Signature set 110 is typically a monolithic file that is quite large in size (e.g., on the order of thousands of signatures or more). As new attacks are discovered, security researchers analyze and index the attacks using unique attack ID numbers (e.g., CVE database or Microsoft exploit IDs). Third-party signature set vendors then create signatures for these new attacks and update signature set 110 with the newly-created signatures for use by signature-based IDS 102. In some cases, the administrators of trusted computer network 104 may also create and add their own custom signatures to signature set 110 in order to match certain types of traffic flows that are of interest to them.
As mentioned in the Background section, given the large and continually expanding size of signature set 110, it is desirable to employ a framework for testing the signatures included therein. Without such a framework in place, signature set 110 may become bloated over time with signatures that are ineffective in triggering alerts for the attacks they are intended to trigger and/or overlap too closely with other signatures (resulting in false positive alerts).

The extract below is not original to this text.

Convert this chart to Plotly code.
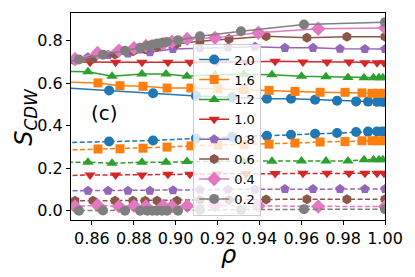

Existing testing frameworks for signature-based IDSs generally rely on datasets comprising malicious network traffic data obtained from real or emulated attack scenarios, which are replayed against an IDS to determine whether alerts are generated. However, studies have shown that these datasets are prone to being outdated or limited in scope, which means they cannot test every signature in signature set 110. This is particularly true for very recent signatures because it typically takes some time for the datasets to be updated with new attack data. In addition, many of these datasets do not have attack labels for their traffic flows, thereby making it difficult or impossible to verify whether the correct alerts are generated when the datasets are replayed.
2. Solution OverviewTo address the foregoing and other related issues,
At a high level, IDS test tool 200 improves upon conventional signature-based IDS testing frameworks/methodologies by creating malicious network traffic data from the signature set of the IDS itself, rather than relying on datasets collected by third parties. IDS test tool 200 then replays the self-created network traffic data against the IDS to verify that the correct alerts are raised.
Starting with step 302, TDS test tool 200 can enter a first loop for each signature in signature set 110 (alternatively, IDS test tool 200 can process the signatures in signature set 110 in parallel). Within this first loop, signature interpreter 202 of tool 200 can parse the signature to understand/interpret its content, or in other words identify the network flow(s), matching condition(s) (e.g., content strings and/or regular expressions), trigger action(s) (e.g., alert, drop, etc.), and so on contained within the signature (step 304). In some embodiments, step 304 can include understanding co-relations or dependencies between the signature and other signatures in signature set 110 (described in section (3) below).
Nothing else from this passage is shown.